(Set problem) Copy out each line exactly; pictures stay out of the copy.

(Records with drawing code)
******

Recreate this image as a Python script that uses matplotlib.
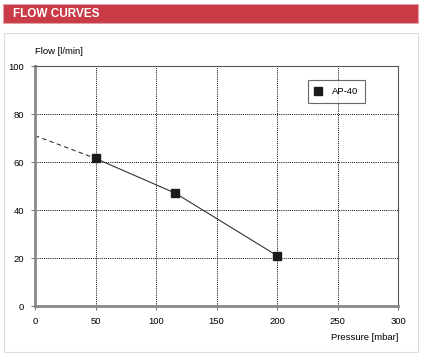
import matplotlib
matplotlib.use("Agg")
import matplotlib.pyplot as plt
from matplotlib.patches import Rectangle

# data
pressure = [50, 116, 200]
flow = [61.5, 47, 21]
extrap_pressure = [0, 50]
extrap_flow = [71, 61.5]
series_name = "AP-40"

W, H = 421, 355
fig = plt.figure(figsize=(W / 100, H / 100), dpi=100)
plt.rcParams['font.family'] = ['Liberation Sans', 'DejaVu Sans']

# red header bar
fig.patches.append(Rectangle((3 / W, 1 - 23 / H), 415 / W, 19 / H, transform=fig.transFigure,
                             facecolor='#c83b47', edgecolor='#e3a0a6', lw=0.8))
fig.text(13 / W, 1 - 14 / H, "FLOW CURVES", color='white', fontsize=8.5,
         fontweight='bold', va='center', ha='left')
# light panel frame
fig.patches.append(Rectangle((3.5 / W, 3 / H), 414 / W, (352 - 33) / H, transform=fig.transFigure,
                             facecolor='none', edgecolor='#dddddd', lw=0.8))

ax = fig.add_axes([35 / W, 49 / H, 363 / W, 240 / H])
ax.plot(extrap_pressure, extrap_flow, color='#333333', lw=0.8, ls=(0, (4, 3)))
ax.plot(pressure, flow, color='#333333', lw=0.8, marker='s', ms=5.5,
        mfc='#1a1a1a', mec='#1a1a1a', label=series_name)

ax.set_xlim(0, 300)
ax.set_ylim(0, 100)
ax.set_xticks(range(0, 301, 50))
ax.set_yticks(range(0, 101, 20))
ax.grid(True, color='black', ls=(0, (1, 1.2)), lw=0.7)
ax.tick_params(labelsize=6.8, length=3, width=0.8, color='#777777', pad=5)

for s in ['left', 'bottom']:
    ax.spines[s].set_color('#888888')
    ax.spines[s].set_linewidth(2)
for s in ['top', 'right']:
    ax.spines[s].set_color('#555555')
    ax.spines[s].set_linewidth(0.8)

fig.text(35 / W, 1 - 51 / H, "Flow [l/min]", fontsize=6.8, ha='left', va='center')
fig.text(398 / W, 1 - 337 / H, "Pressure [mbar]", fontsize=6.8, ha='right', va='center')

leg = ax.legend(handles=[ax.lines[1]], loc='upper right', bbox_to_anchor=(0.909, 0.942),
                borderaxespad=0, fontsize=6.8, frameon=True, fancybox=False,
                handlelength=0.8, handletextpad=1.0, borderpad=0.75, markerscale=0.95)
leg.get_frame().set_edgecolor('#444444')
leg.get_frame().set_linewidth(0.8)
leg.legend_handles[0].set_linestyle('none')

fig.savefig("out.png", dpi=100)
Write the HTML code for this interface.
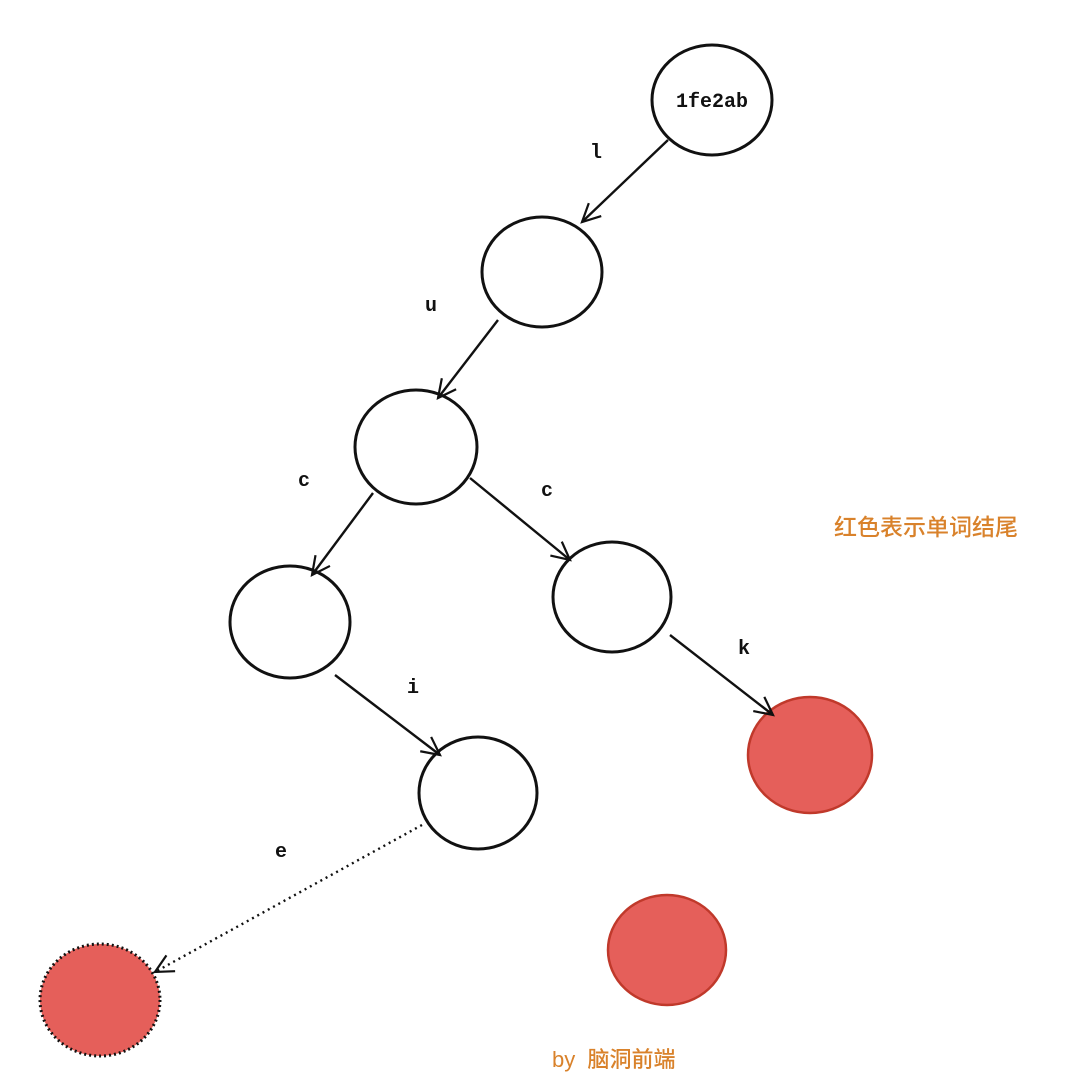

******

(Solution to the exercise)
Recreate this image as a Python script that uses matplotlib.
import matplotlib
matplotlib.use("Agg")
import matplotlib.pyplot as plt
from matplotlib.patches import Rectangle

# data
pressure = [50, 116, 200]
flow = [61.5, 47, 21]
extrap_pressure = [0, 50]
extrap_flow = [71, 61.5]
series_name = "AP-40"

W, H = 421, 355
fig = plt.figure(figsize=(W / 100, H / 100), dpi=100)
plt.rcParams['font.family'] = ['Liberation Sans', 'DejaVu Sans']

# red header bar
fig.patches.append(Rectangle((3 / W, 1 - 23 / H), 415 / W, 19 / H, transform=fig.transFigure,
                             facecolor='#c83b47', edgecolor='#e3a0a6', lw=0.8))
fig.text(13 / W, 1 - 14 / H, "FLOW CURVES", color='white', fontsize=8.5,
         fontweight='bold', va='center', ha='left')
# light panel frame
fig.patches.append(Rectangle((3.5 / W, 3 / H), 414 / W, (352 - 33) / H, transform=fig.transFigure,
                             facecolor='none', edgecolor='#dddddd', lw=0.8))

ax = fig.add_axes([35 / W, 49 / H, 363 / W, 240 / H])
ax.plot(extrap_pressure, extrap_flow, color='#333333', lw=0.8, ls=(0, (4, 3)))
ax.plot(pressure, flow, color='#333333', lw=0.8, marker='s', ms=5.5,
        mfc='#1a1a1a', mec='#1a1a1a', label=series_name)

ax.set_xlim(0, 300)
ax.set_ylim(0, 100)
ax.set_xticks(range(0, 301, 50))
ax.set_yticks(range(0, 101, 20))
ax.grid(True, color='black', ls=(0, (1, 1.2)), lw=0.7)
ax.tick_params(labelsize=6.8, length=3, width=0.8, color='#777777', pad=5)

for s in ['left', 'bottom']:
    ax.spines[s].set_color('#888888')
    ax.spines[s].set_linewidth(2)
for s in ['top', 'right']:
    ax.spines[s].set_color('#555555')
    ax.spines[s].set_linewidth(0.8)

fig.text(35 / W, 1 - 51 / H, "Flow [l/min]", fontsize=6.8, ha='left', va='center')
fig.text(398 / W, 1 - 337 / H, "Pressure [mbar]", fontsize=6.8, ha='right', va='center')

leg = ax.legend(handles=[ax.lines[1]], loc='upper right', bbox_to_anchor=(0.909, 0.942),
                borderaxespad=0, fontsize=6.8, frameon=True, fancybox=False,
                handlelength=0.8, handletextpad=1.0, borderpad=0.75, markerscale=0.95)
leg.get_frame().set_edgecolor('#444444')
leg.get_frame().set_linewidth(0.8)
leg.legend_handles[0].set_linestyle('none')

fig.savefig("out.png", dpi=100)
Write the HTML code for this interface.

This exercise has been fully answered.